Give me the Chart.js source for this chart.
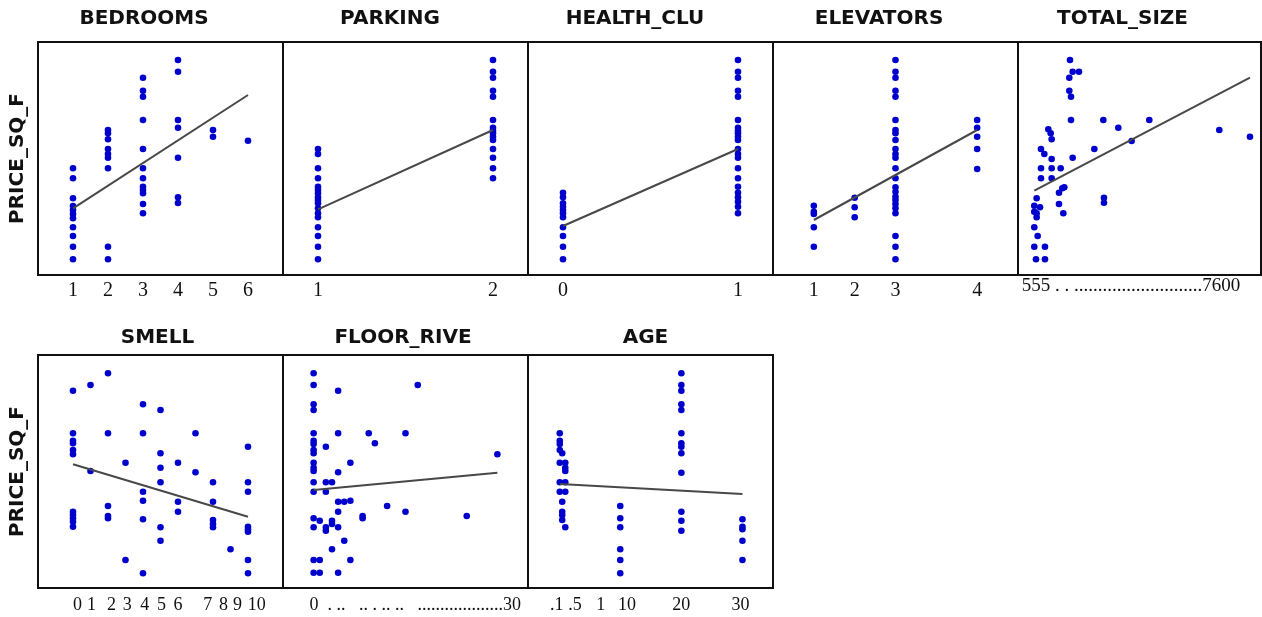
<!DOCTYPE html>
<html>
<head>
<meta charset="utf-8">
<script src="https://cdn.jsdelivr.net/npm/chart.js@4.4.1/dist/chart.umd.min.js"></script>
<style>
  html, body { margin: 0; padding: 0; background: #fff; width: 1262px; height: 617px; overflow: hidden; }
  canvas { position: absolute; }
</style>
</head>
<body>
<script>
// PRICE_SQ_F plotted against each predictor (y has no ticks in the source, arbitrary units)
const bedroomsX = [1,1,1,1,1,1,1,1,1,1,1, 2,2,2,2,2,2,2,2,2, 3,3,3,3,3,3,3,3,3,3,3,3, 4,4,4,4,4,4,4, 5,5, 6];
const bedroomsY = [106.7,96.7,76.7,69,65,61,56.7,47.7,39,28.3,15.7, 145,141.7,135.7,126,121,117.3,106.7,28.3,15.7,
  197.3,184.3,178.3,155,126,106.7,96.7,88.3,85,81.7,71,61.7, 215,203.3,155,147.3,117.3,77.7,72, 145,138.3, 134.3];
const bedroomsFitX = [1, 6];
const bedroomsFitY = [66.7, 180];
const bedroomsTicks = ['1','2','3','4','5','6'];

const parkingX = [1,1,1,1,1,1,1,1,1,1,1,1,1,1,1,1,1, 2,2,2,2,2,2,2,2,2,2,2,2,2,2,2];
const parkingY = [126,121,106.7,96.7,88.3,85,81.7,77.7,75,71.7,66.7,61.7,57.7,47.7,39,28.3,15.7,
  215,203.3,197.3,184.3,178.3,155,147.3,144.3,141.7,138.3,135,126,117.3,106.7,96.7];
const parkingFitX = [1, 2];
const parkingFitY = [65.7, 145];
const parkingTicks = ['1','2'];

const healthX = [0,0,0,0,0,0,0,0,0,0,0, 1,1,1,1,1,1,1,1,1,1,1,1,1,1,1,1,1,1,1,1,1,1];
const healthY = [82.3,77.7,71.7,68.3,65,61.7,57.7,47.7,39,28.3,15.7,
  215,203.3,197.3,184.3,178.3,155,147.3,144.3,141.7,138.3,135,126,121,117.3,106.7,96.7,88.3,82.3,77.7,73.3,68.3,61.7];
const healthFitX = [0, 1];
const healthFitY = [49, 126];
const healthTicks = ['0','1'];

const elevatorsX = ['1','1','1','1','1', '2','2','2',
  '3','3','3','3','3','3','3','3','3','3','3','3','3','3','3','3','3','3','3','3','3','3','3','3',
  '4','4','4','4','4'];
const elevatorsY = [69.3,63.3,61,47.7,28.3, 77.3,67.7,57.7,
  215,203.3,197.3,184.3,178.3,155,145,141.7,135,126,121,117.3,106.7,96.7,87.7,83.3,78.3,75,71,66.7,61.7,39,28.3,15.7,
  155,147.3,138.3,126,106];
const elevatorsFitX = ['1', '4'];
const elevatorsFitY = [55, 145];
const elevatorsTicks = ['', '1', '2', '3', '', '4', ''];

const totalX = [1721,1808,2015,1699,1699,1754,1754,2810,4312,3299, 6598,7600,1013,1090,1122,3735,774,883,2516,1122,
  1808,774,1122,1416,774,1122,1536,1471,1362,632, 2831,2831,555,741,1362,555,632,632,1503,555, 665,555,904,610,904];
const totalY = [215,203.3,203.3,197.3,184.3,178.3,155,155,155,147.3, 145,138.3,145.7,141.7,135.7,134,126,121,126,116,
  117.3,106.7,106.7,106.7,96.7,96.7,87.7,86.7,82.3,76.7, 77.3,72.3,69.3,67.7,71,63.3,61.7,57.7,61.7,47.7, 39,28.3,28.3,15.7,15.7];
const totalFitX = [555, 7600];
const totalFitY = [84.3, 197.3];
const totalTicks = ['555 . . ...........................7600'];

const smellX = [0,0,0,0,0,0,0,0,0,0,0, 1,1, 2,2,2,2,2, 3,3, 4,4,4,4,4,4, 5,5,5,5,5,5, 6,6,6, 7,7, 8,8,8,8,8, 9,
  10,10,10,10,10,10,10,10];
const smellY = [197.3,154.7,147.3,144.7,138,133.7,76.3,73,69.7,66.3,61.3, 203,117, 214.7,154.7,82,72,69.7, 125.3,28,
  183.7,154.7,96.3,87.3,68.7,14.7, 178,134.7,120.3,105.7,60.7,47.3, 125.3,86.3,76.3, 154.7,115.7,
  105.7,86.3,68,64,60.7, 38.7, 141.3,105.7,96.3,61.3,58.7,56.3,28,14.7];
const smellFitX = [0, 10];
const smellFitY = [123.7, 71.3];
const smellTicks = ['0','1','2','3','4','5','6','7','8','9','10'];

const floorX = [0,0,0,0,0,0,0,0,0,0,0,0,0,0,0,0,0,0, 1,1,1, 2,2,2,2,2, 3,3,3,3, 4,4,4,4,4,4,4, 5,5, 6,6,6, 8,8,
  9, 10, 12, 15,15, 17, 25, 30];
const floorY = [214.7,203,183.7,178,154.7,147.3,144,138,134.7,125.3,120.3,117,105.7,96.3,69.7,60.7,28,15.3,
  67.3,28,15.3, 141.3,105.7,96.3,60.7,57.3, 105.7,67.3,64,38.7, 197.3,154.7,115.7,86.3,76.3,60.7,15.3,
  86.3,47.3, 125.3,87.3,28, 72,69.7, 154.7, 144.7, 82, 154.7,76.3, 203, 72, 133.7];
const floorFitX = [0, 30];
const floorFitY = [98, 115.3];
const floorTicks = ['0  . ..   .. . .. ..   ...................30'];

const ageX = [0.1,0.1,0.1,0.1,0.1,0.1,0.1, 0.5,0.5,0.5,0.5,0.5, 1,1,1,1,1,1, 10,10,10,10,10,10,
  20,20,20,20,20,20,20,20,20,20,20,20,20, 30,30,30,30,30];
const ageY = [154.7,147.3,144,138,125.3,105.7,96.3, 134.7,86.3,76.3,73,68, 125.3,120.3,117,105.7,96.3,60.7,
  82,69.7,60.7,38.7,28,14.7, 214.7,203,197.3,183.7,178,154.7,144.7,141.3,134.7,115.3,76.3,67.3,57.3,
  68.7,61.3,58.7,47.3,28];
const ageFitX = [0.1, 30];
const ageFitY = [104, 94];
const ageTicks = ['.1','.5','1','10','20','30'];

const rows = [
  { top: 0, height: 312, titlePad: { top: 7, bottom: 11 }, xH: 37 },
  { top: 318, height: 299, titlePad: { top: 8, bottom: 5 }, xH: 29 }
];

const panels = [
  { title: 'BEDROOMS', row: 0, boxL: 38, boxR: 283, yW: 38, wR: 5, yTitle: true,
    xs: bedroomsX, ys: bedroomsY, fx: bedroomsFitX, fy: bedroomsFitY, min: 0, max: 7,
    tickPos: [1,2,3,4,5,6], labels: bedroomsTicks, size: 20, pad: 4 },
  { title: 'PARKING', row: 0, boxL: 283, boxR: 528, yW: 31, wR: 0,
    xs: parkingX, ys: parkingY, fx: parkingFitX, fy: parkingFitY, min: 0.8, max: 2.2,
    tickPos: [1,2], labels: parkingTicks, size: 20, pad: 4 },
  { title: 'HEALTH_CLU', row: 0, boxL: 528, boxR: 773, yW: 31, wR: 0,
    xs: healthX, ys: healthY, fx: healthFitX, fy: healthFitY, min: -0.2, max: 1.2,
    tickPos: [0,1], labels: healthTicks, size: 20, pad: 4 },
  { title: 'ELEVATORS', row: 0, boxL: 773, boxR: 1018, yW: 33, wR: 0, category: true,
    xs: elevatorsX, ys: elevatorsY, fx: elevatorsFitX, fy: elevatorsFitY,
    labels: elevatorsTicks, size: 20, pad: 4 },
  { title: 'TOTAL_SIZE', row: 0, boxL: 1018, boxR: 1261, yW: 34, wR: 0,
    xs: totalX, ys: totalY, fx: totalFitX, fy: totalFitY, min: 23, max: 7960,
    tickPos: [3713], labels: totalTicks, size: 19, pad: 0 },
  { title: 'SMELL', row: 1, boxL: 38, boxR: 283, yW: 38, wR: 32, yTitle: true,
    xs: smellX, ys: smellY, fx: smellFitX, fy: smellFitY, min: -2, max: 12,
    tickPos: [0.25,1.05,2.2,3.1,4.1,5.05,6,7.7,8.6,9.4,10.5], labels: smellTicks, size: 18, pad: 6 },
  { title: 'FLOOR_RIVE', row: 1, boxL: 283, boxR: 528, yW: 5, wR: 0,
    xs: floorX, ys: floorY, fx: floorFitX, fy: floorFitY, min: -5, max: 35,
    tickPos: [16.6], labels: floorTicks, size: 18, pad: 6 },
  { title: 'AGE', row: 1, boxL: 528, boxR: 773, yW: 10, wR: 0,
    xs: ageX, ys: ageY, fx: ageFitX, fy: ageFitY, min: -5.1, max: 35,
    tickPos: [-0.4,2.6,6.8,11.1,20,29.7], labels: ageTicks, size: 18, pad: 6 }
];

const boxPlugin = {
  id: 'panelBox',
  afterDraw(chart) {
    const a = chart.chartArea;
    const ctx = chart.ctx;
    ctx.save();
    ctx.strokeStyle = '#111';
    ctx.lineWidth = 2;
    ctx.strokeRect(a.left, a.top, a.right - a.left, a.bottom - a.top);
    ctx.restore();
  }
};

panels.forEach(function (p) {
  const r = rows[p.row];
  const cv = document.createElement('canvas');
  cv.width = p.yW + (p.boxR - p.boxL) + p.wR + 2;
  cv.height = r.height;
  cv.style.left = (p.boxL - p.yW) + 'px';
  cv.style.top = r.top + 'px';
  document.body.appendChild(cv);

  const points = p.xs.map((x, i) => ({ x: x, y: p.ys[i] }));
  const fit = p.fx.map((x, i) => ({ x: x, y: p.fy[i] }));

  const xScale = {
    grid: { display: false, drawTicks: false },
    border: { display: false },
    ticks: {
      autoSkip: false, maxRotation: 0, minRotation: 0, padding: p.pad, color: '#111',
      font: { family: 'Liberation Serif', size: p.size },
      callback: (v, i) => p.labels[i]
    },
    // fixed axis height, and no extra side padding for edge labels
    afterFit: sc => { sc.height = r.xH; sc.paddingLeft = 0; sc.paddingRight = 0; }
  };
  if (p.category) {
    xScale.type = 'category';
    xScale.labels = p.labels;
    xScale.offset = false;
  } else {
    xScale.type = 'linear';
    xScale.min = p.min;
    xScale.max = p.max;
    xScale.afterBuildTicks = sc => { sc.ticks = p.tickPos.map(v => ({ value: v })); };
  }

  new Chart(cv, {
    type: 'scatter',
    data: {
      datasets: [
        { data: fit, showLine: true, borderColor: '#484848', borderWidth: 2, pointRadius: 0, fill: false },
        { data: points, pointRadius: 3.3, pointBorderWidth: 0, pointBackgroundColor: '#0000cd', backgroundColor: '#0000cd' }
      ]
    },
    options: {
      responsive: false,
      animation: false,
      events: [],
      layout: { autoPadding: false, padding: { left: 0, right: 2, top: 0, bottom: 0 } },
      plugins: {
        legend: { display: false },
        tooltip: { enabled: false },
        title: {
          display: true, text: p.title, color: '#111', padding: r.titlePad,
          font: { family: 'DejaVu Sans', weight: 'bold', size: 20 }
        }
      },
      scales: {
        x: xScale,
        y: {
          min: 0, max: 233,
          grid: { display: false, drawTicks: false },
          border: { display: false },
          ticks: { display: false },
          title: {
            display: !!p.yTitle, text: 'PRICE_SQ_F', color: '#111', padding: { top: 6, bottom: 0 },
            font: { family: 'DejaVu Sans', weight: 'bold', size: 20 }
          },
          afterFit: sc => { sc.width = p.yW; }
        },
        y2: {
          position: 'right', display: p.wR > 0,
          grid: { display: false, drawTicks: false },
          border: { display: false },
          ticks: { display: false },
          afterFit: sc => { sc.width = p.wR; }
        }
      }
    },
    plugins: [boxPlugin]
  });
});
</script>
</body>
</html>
┄┄┄┄┄┄┄┄┄┄
= Exercise aim =
Please take the lines from the beginning of the data above through the line holding "const parkingTicks = ['1','2'];" and transcribe them exactly, without any pictures.

= Task solution =
Give me the Chart.js source for this chart.
<!DOCTYPE html>
<html>
<head>
<meta charset="utf-8">
<script src="https://cdn.jsdelivr.net/npm/chart.js@4.4.1/dist/chart.umd.min.js"></script>
<style>
  html, body { margin: 0; padding: 0; background: #fff; width: 1262px; height: 617px; overflow: hidden; }
  canvas { position: absolute; }
</style>
</head>
<body>
<script>
// PRICE_SQ_F plotted against each predictor (y has no ticks in the source, arbitrary units)
const bedroomsX = [1,1,1,1,1,1,1,1,1,1,1, 2,2,2,2,2,2,2,2,2, 3,3,3,3,3,3,3,3,3,3,3,3, 4,4,4,4,4,4,4, 5,5, 6];
const bedroomsY = [106.7,96.7,76.7,69,65,61,56.7,47.7,39,28.3,15.7, 145,141.7,135.7,126,121,117.3,106.7,28.3,15.7,
  197.3,184.3,178.3,155,126,106.7,96.7,88.3,85,81.7,71,61.7, 215,203.3,155,147.3,117.3,77.7,72, 145,138.3, 134.3];
const bedroomsFitX = [1, 6];
const bedroomsFitY = [66.7, 180];
const bedroomsTicks = ['1','2','3','4','5','6'];

const parkingX = [1,1,1,1,1,1,1,1,1,1,1,1,1,1,1,1,1, 2,2,2,2,2,2,2,2,2,2,2,2,2,2,2];
const parkingY = [126,121,106.7,96.7,88.3,85,81.7,77.7,75,71.7,66.7,61.7,57.7,47.7,39,28.3,15.7,
  215,203.3,197.3,184.3,178.3,155,147.3,144.3,141.7,138.3,135,126,117.3,106.7,96.7];
const parkingFitX = [1, 2];
const parkingFitY = [65.7, 145];
const parkingTicks = ['1','2'];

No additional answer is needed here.